> Stated problem: Write out, word for word, every line from the first one through the line that holds "- 0.36297 +", and nothing else; skip the pictures.

> Extracted data:
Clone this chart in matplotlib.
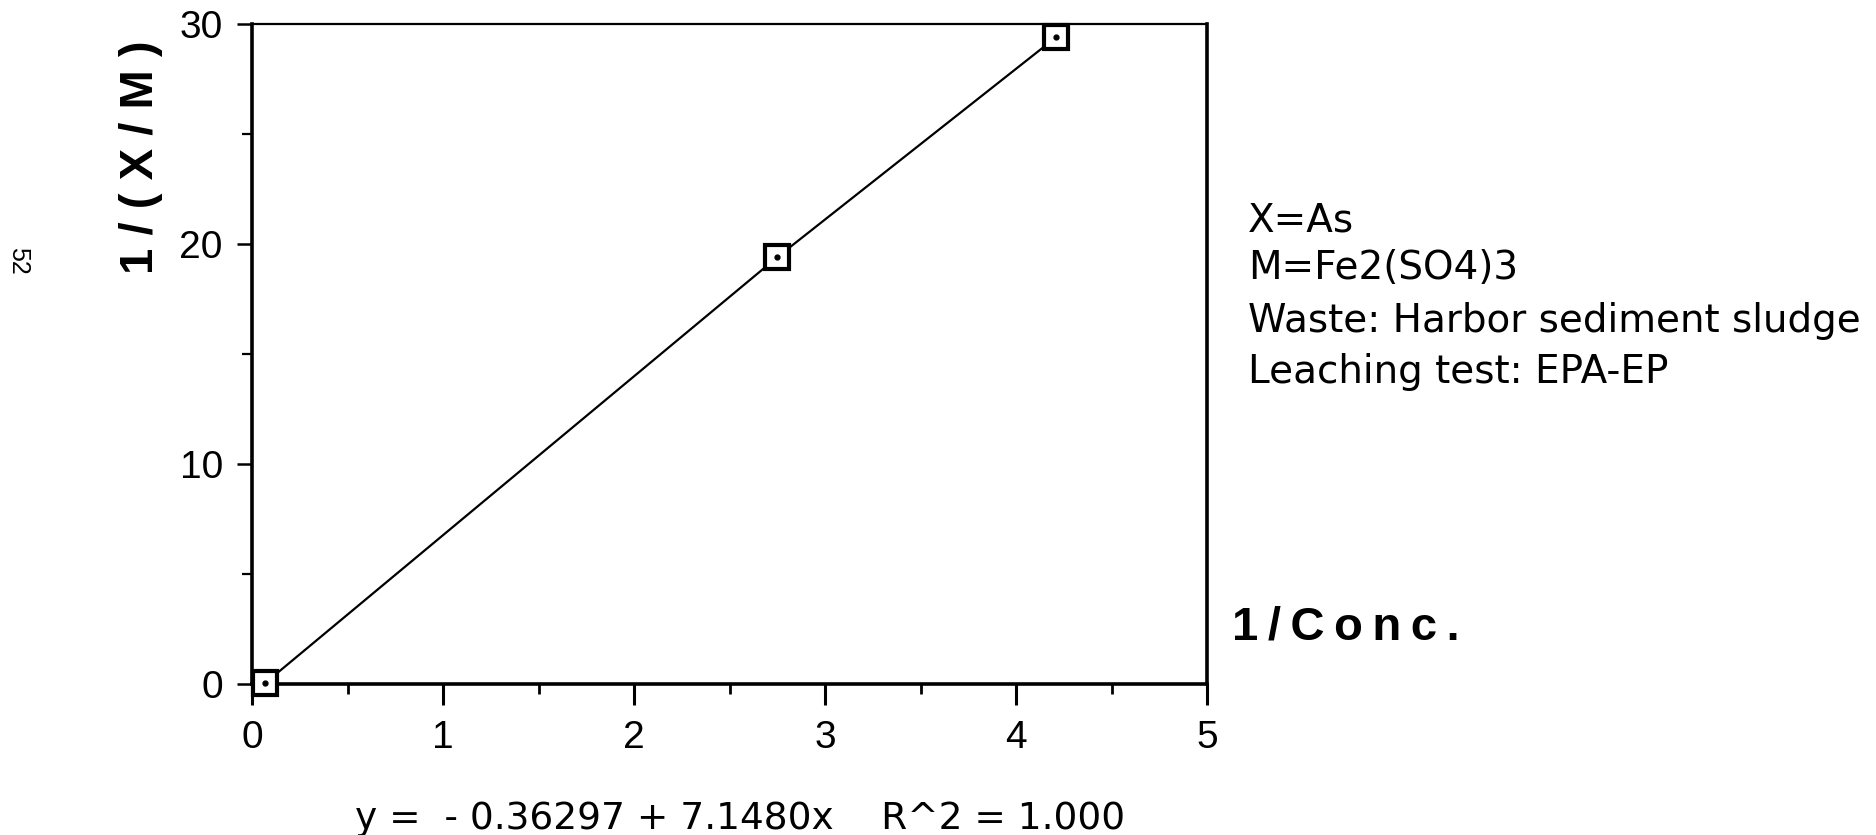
import matplotlib.pyplot as plt
from matplotlib.ticker import MultipleLocator

# isotherm points: 1/Conc. vs 1/(X/M)
inv_conc = [0.07, 2.75, 4.21]
inv_xm = [0.05, 19.4, 29.4]

x_ticks = [0, 1, 2, 3, 4, 5]
y_ticks = [0, 10, 20, 30]

notes = ["X=As", "M=Fe2(SO4)3", "Waste: Harbor sediment sludge", "Leaching test: EPA-EP"]
fit_text = "y =  - 0.36297 + 7.1480x    R^2 = 1.000"

plt.rcParams['font.family'] = ['Liberation Sans', 'DejaVu Sans']

fig = plt.figure(figsize=(18.76, 8.35), dpi=100)
ax = fig.add_axes([252 / 1876, 151 / 835, 955 / 1876, 660 / 835])

ax.plot(inv_conc, inv_xm, color='black', linewidth=1.6, zorder=3)
ax.plot(inv_conc, inv_xm, linestyle='none', marker='s', markersize=17,
        markerfacecolor='white', markeredgecolor='black', markeredgewidth=3,
        clip_on=False, zorder=4)
ax.plot(inv_conc, inv_xm, linestyle='none', marker='o', markersize=3.5,
        color='black', clip_on=False, zorder=5)

ax.set_xlim(0, 5)
ax.set_ylim(0, 30)
ax.set_xticks(x_ticks)
ax.set_yticks(y_ticks)
ax.xaxis.set_minor_locator(MultipleLocator(0.5))
ax.yaxis.set_minor_locator(MultipleLocator(5))

ax.tick_params(axis='x', which='major', direction='out', length=15, width=2.2,
               pad=11, labelsize=28)
ax.tick_params(axis='x', which='minor', direction='out', length=7, width=2.0)
ax.tick_params(axis='y', which='major', direction='out', length=11, width=1.8,
               pad=10, labelsize=28)
ax.tick_params(axis='y', which='minor', direction='out', length=7, width=1.6)

for side in ['left', 'bottom', 'right']:
    ax.spines[side].set_linewidth(2.6)
ax.spines['top'].set_linewidth(1.6)

fig.text(141 / 1876, 1 - 157 / 835, "1 / ( X / M )", rotation=90, ha='center',
         va='center', fontsize=34, fontweight='bold')
fig.text(1232 / 1876, 1 - 628 / 835, "1\u2009/\u2009C\u2009o\u2009n\u2009c\u2009.",
         ha='left', va='center', fontsize=34, fontweight='bold')

baselines = [231, 279, 332, 383]
for line, yb in zip(notes, baselines):
    fig.text(1248 / 1876, 1 - yb / 835, line, ha='left', va='baseline',
             fontsize=28, family='DejaVu Sans')

fig.text(355 / 1876, 1 - 829 / 835, fit_text, ha='left', va='baseline', fontsize=27,
         family='DejaVu Sans')
fig.text(18 / 1876, 1 - 261 / 835, "52", rotation=-90, ha='center', va='center',
         fontsize=18)

fig.savefig('out.png', dpi=100, facecolor='white')
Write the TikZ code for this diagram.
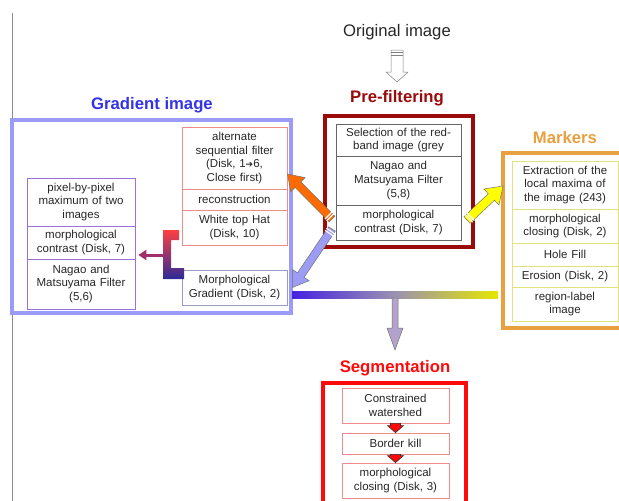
\documentclass[tikz,border=0pt]{standalone}
\usepackage{fontspec}
\setmainfont{Liberation Sans}
\newfontfamily\symfont{DejaVu Sans}
\usetikzlibrary{calc,arrows.meta}
\definecolor{prered}{HTML}{9B0A0A}
\definecolor{markorange}{HTML}{E8A040}
\definecolor{markyellow}{HTML}{E2E27A}
\definecolor{gradline}{HTML}{9B9BFA}
\definecolor{gradtitle}{HTML}{3333E6}
\definecolor{pinkline}{HTML}{F08C8C}
\definecolor{purpline}{HTML}{9E6FD6}
\definecolor{morphline}{HTML}{9A9AC4}
\definecolor{segred}{HTML}{FF0A0A}
\definecolor{arrorange}{HTML}{FF6A00}
\definecolor{arrblue}{HTML}{9C9CF5}
\definecolor{arryellow}{HTML}{FFFF00}
\definecolor{bracketred}{HTML}{FF4040}
\definecolor{bracketblue}{HTML}{2B2B99}
\definecolor{linkmaroon}{HTML}{A0306A}
\definecolor{barblue}{HTML}{4422E0}
\definecolor{barmid}{HTML}{9A92B0}
\definecolor{baryellow}{HTML}{E6E600}
\definecolor{downlilac}{HTML}{B3A3CC}
\definecolor{celltext}{HTML}{262626}

\tikzset{
  txt/.style={font=\fontsize{11.5}{13.6}\selectfont, text=celltext, align=center, inner sep=2pt},
  headtxt/.style={font=\fontsize{16.7}{20}\selectfont\bfseries},
  cell/.style={txt, draw=#1, line width=0.8pt},
  outerbox/.style={draw=#1, line width=4pt},
  arrowline/.style={fill=#1, draw=black!55, line width=0.5pt},
  linkarrow/.style={draw=linkmaroon, line width=3pt, -{Triangle[length=8pt,width=10pt]}},
}

% block arrow: style, from, to, half shaft, half head, head length
\newcommand{\blockarrow}[6]{%
  \coordinate (hb) at ($(#3)!#6!(#2)$);
  \filldraw[#1] ($(#2)!#4!90:(#3)$) -- ($(hb)!#4!90:(#3)$) -- ($(hb)!#5!90:(#3)$) -- (#3)
    -- ($(hb)!#5!-90:(#3)$) -- ($(hb)!#4!-90:(#3)$) -- ($(#2)!#4!-90:(#3)$) -- cycle;}
% stripes near the tail of a block arrow
\newcommand{\tailmarks}[4]{%
  \foreach \d in {2.5,5} {
    \coordinate (tm) at ($(#2)!\d pt!(#3)$);
    \draw[#1] ($(tm)!#4!90:(#3)$) -- ($(tm)!#4!-90:(#3)$);
  }}

\begin{document}
\begin{tikzpicture}[x=1pt,y=-1pt]
\useasboundingbox (0,0) rectangle (619,501);
\draw[black!45, line width=0.7pt] (12,13) -- (12,501);

% titles
\node[font=\fontsize{16.7}{20}\selectfont, text=celltext] (orig) at (397,32) {Original image};
\node[headtxt, text=prered] (pretitle) at (397,98) {Pre-filtering};
\node[headtxt, text=markorange] (marktitle) at (565,138) {Markers};
\node[headtxt, text=gradtitle] (gradtitle) at (152,105) {Gradient image};
\node[headtxt, text=segred] (segtitle) at (395,368) {Segmentation};

% Pre-filtering
\node[outerbox=prered, minimum width=148, minimum height=131] (pre) at (399,181.5) {};
\node[cell=black!60, text width=121, minimum height=32] (redband) at (398.5,140) {Selection of the red-\\band image (grey};
\node[cell=black!60, text width=121, minimum height=49] (nagao) at (398.5,180.5) {Nagao and\\Matsuyama Filter\\(5,8)};
\node[cell=black!60, text width=121, minimum height=35] (mcontrast) at (398.5,222.5) {morphological\\contrast (Disk, 7)};

% Markers
\node[outerbox=markorange, minimum width=132, minimum height=175] (mark) at (569,240.5) {};
\node[cell=markyellow, text width=102, minimum height=48] (maxima) at (565,185) {Extraction of the\\local maxima of\\the image (243)};
\node[cell=markyellow, text width=102, minimum height=34] (mclose) at (565,226) {morphological\\closing (Disk, 2)};
\node[cell=markyellow, text width=102, minimum height=23] (hole) at (565,254.5) {Hole Fill};
\node[cell=markyellow, text width=102, minimum height=21] (erosion) at (565,276.5) {Erosion (Disk, 2)};
\node[cell=markyellow, text width=102, minimum height=34] (rlabel) at (565,304) {region-label\\image};

% Gradient image
\node[outerbox=gradline, minimum width=279, minimum height=193] (grad) at (151.5,216.5) {};
\node[cell=pinkline, text width=101, minimum height=62] (asf) at (234.5,158) {alternate\\sequential filter\\(Disk, 1{\symfont\fontsize{9}{10}\selectfont ➔}6,\\Close first)};
\node[cell=pinkline, text width=101, minimum height=21] (recon) at (234.5,199.5) {reconstruction};
\node[cell=pinkline, text width=101, minimum height=35] (tophat) at (234.5,227.5) {White top Hat\\(Disk, 10)};
\node[cell=morphline, text width=101, minimum height=35] (mgrad) at (234.5,287.5) {Morphological\\Gradient (Disk, 2)};
\node[cell=purpline, text width=104, minimum height=48] (pmax) at (81,202) {pixel-by-pixel\\maximum of two\\images};
\node[cell=purpline, text width=104, minimum height=33] (lmc) at (81,242.5) {morphological\\contrast (Disk, 7)};
\node[cell=purpline, text width=104, minimum height=50] (lnagao) at (81,284) {Nagao and\\Matsuyama Filter\\(5,6)};

% Segmentation
\node[outerbox=segred, minimum width=143, minimum height=140] (seg) at (394.5,453) {};
\node[cell=pinkline, text width=103, minimum height=35] (wshed) at (395.5,405.5) {Constrained\\watershed};
\node[cell=pinkline, text width=103, minimum height=21] (bkill) at (395.5,443.5) {Border kill};
\node[cell=pinkline, text width=103, minimum height=35] (sclose) at (395.5,480.5) {morphological\\closing (Disk, 3)};

% arrow ends
\coordinate (hTail) at (397,50);
\coordinate (hTip) at (397,82);
\coordinate (oTail) at (332,219);
\coordinate (oTip) at ($(asf.east)+(0,16)$);
\coordinate (bTail) at (332,229);
\coordinate (bTip) at ($(mgrad.east)+(5,0)$);
\coordinate (yTail) at (467,220);
\coordinate (yTip) at ($(mark.west)+(2,-54.5)$);
\coordinate (brk) at (163,255);
\coordinate (lTip) at ($(lmc.east)+(3,12.5)$);
\coordinate (sTip) at (395,350);

% arrows
\blockarrow{arrowline=white, draw=black!50}{hTail}{hTip}{6pt}{11pt}{10pt}
\tailmarks{black!50, line width=0.5pt}{hTail}{hTip}{6pt}
\blockarrow{arrowline=arrorange}{oTail}{oTip}{4pt}{10pt}{15pt}
\tailmarks{white, line width=1.2pt}{oTail}{oTip}{5pt}
\blockarrow{arrowline=arrblue}{bTail}{bTip}{4pt}{10pt}{15pt}
\tailmarks{white, line width=1.2pt}{bTail}{bTip}{5pt}
\blockarrow{arrowline=arryellow}{yTail}{yTip}{4.5pt}{11pt}{16pt}
\tailmarks{white, line width=1.2pt}{yTail}{yTip}{5.5pt}

% bracket from top hat / gradient to the left column
\shade[top color=bracketred, bottom color=bracketblue] (179,230) -- (163,230) -- (163,279) -- (184,279)
  -- (184,268) -- (171,268) -- (171,240) -- (179,240) -- cycle;
\draw[linkarrow] (brk) -- (lTip);

% bar joining gradient and markers
\node[minimum width=206, minimum height=7, inner sep=0, left color=barblue, right color=baryellow, middle color=barmid] (gbar) at (395,294.5) {};
\blockarrow{arrowline=downlilac}{gbar.south}{sTip}{3pt}{8pt}{22pt}

% segmentation steps
\blockarrow{fill=segred, draw=black!80, line width=0.6pt}{wshed.south}{bkill.north}{5pt}{8pt}{7pt}
\blockarrow{fill=segred, draw=black!80, line width=0.6pt}{bkill.south}{sclose.north}{5pt}{8pt}{7pt}
\end{tikzpicture}
\end{document}
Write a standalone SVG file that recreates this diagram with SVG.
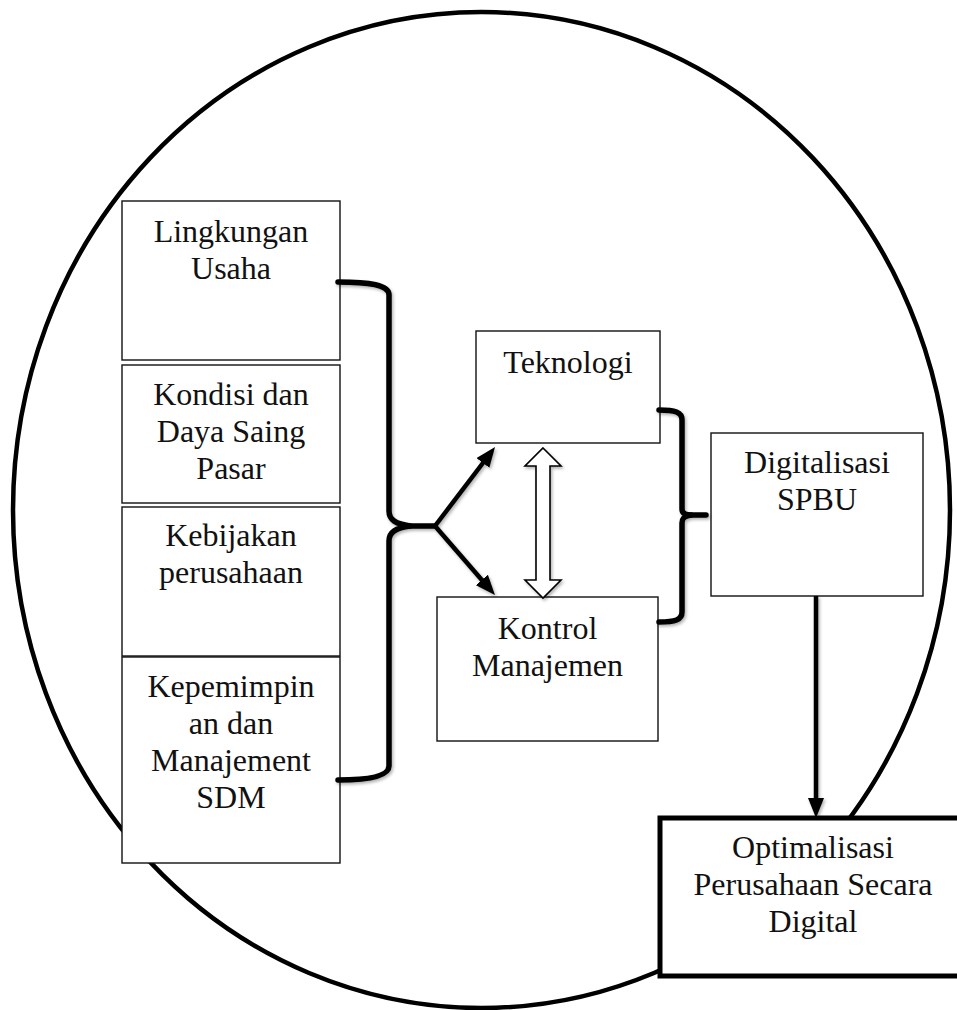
<svg xmlns="http://www.w3.org/2000/svg" width="957" height="1010" viewBox="0 0 957 1010">
  <defs>
    <style>
      .box { fill: #ffffff; stroke: #111111; stroke-width: 1.4; }
      .box-bold { fill: #ffffff; stroke: #000000; stroke-width: 5; }
      .label { font-family: "Liberation Serif", "Times New Roman", serif; font-size: 32px; fill: #111111; text-anchor: middle; }
      .brace { fill: none; stroke: #000000; stroke-width: 5.5; stroke-linecap: round; stroke-linejoin: round; }
      .arrow { fill: none; stroke: #000000; stroke-width: 4.5; }
      .open-arrow { fill: #ffffff; stroke: #000000; stroke-width: 1.6; stroke-linejoin: miter; }
    </style>
    <marker id="head" viewBox="0 0 20 16" markerUnits="userSpaceOnUse" markerWidth="20" markerHeight="16" refX="10" refY="8" orient="auto">
      <path d="M0,0 L20,8 L0,16 z" fill="#000000"/>
    </marker>
    <filter id="shadow" x="-20%" y="-20%" width="140%" height="140%">
      <feDropShadow dx="1.5" dy="2" stdDeviation="1.5" flood-color="#000000" flood-opacity="0.3"/>
    </filter>
  </defs>

  <rect width="957" height="1010" fill="#ffffff"/>

  <!-- enclosing ellipse -->
  <ellipse id="frame" cx="481.5" cy="510" rx="468.5" ry="498" fill="none" stroke="#000000" stroke-width="4.5"/>

  <!-- left-hand factor boxes -->
  <g id="lingkungan">
    <rect class="box" x="122" y="201" width="218" height="159"/>
    <text class="label" x="231" y="242">Lingkungan</text>
    <text class="label" x="231" y="279">Usaha</text>
  </g>
  <g id="kondisi">
    <rect class="box" x="122" y="365" width="218" height="138"/>
    <text class="label" x="231" y="405">Kondisi dan</text>
    <text class="label" x="231" y="442">Daya Saing</text>
    <text class="label" x="231" y="479">Pasar</text>
  </g>
  <g id="kebijakan">
    <rect class="box" x="122" y="507" width="218" height="149"/>
    <text class="label" x="231" y="546">Kebijakan</text>
    <text class="label" x="231" y="583">perusahaan</text>
  </g>
  <g id="kepemimpinan">
    <rect class="box" x="122" y="657" width="218" height="206"/>
    <text class="label" x="231" y="697">Kepemimpin</text>
    <text class="label" x="231" y="734">an dan</text>
    <text class="label" x="231" y="771">Manajement</text>
    <text class="label" x="231" y="808">SDM</text>
  </g>

  <!-- middle boxes -->
  <g id="teknologi">
    <rect class="box" x="476" y="331" width="184" height="112"/>
    <text class="label" x="568" y="373">Teknologi</text>
  </g>
  <g id="kontrol">
    <rect class="box" x="437" y="597" width="221" height="144"/>
    <text class="label" x="547.5" y="639">Kontrol</text>
    <text class="label" x="547.5" y="676">Manajemen</text>
  </g>

  <!-- right boxes -->
  <g id="digitalisasi">
    <rect class="box" x="711" y="433" width="212" height="163"/>
    <text class="label" x="817" y="473">Digitalisasi</text>
    <text class="label" x="817" y="510">SPBU</text>
  </g>
  <g id="optimalisasi">
    <rect class="box-bold" x="660" y="818" width="310" height="158"/>
    <text class="label" x="813" y="858">Optimalisasi</text>
    <text class="label" x="813" y="895">Perusahaan Secara</text>
    <text class="label" x="813" y="932">Digital</text>
  </g>

  <!-- connectors -->
  <g id="connectors" filter="url(#shadow)">
    <!-- left brace gathering the four factors -->
    <path class="brace" d="M338,282 C370,282 389,285 389,295 L389,511 C389,520 396,524 410,526 L435,526"/>
    <path class="brace" d="M410,526 C396,528 389,532 389,541 L389,766 C389,776 370,780 338,780"/>
    <!-- split arrows to Teknologi and Kontrol Manajemen -->
    <line class="arrow" x1="435" y1="526" x2="489" y2="455" marker-end="url(#head)"/>
    <line class="arrow" x1="435" y1="526" x2="488.4" y2="587.5" marker-end="url(#head)"/>
    <!-- two-way open arrow between Teknologi and Kontrol -->
    <polygon class="open-arrow" points="543,448 561,466 550,466 550,580 561,580 543,598 525,580 536,580 536,466 525,466"/>
    <!-- right brace joining Teknologi and Kontrol -->
    <path class="brace" d="M659,410 C675,410 682,412 682,420 L682,509 C682,513 685,515 691,515 L706,515"/>
    <path class="brace" d="M691,515 C685,516 682,518 682,523 L682,612 C682,620 675,622 659,622"/>
    <!-- Digitalisasi down to Optimalisasi -->
    <line class="arrow" x1="816" y1="596" x2="816" y2="808" marker-end="url(#head)"/>
  </g>
</svg>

> Solution to the problem:
Clone this chart in matplotlib.
import matplotlib.pyplot as plt
from matplotlib.ticker import MultipleLocator

# isotherm points: 1/Conc. vs 1/(X/M)
inv_conc = [0.07, 2.75, 4.21]
inv_xm = [0.05, 19.4, 29.4]

x_ticks = [0, 1, 2, 3, 4, 5]
y_ticks = [0, 10, 20, 30]

notes = ["X=As", "M=Fe2(SO4)3", "Waste: Harbor sediment sludge", "Leaching test: EPA-EP"]
fit_text = "y =  - 0.36297 + 7.1480x    R^2 = 1.000"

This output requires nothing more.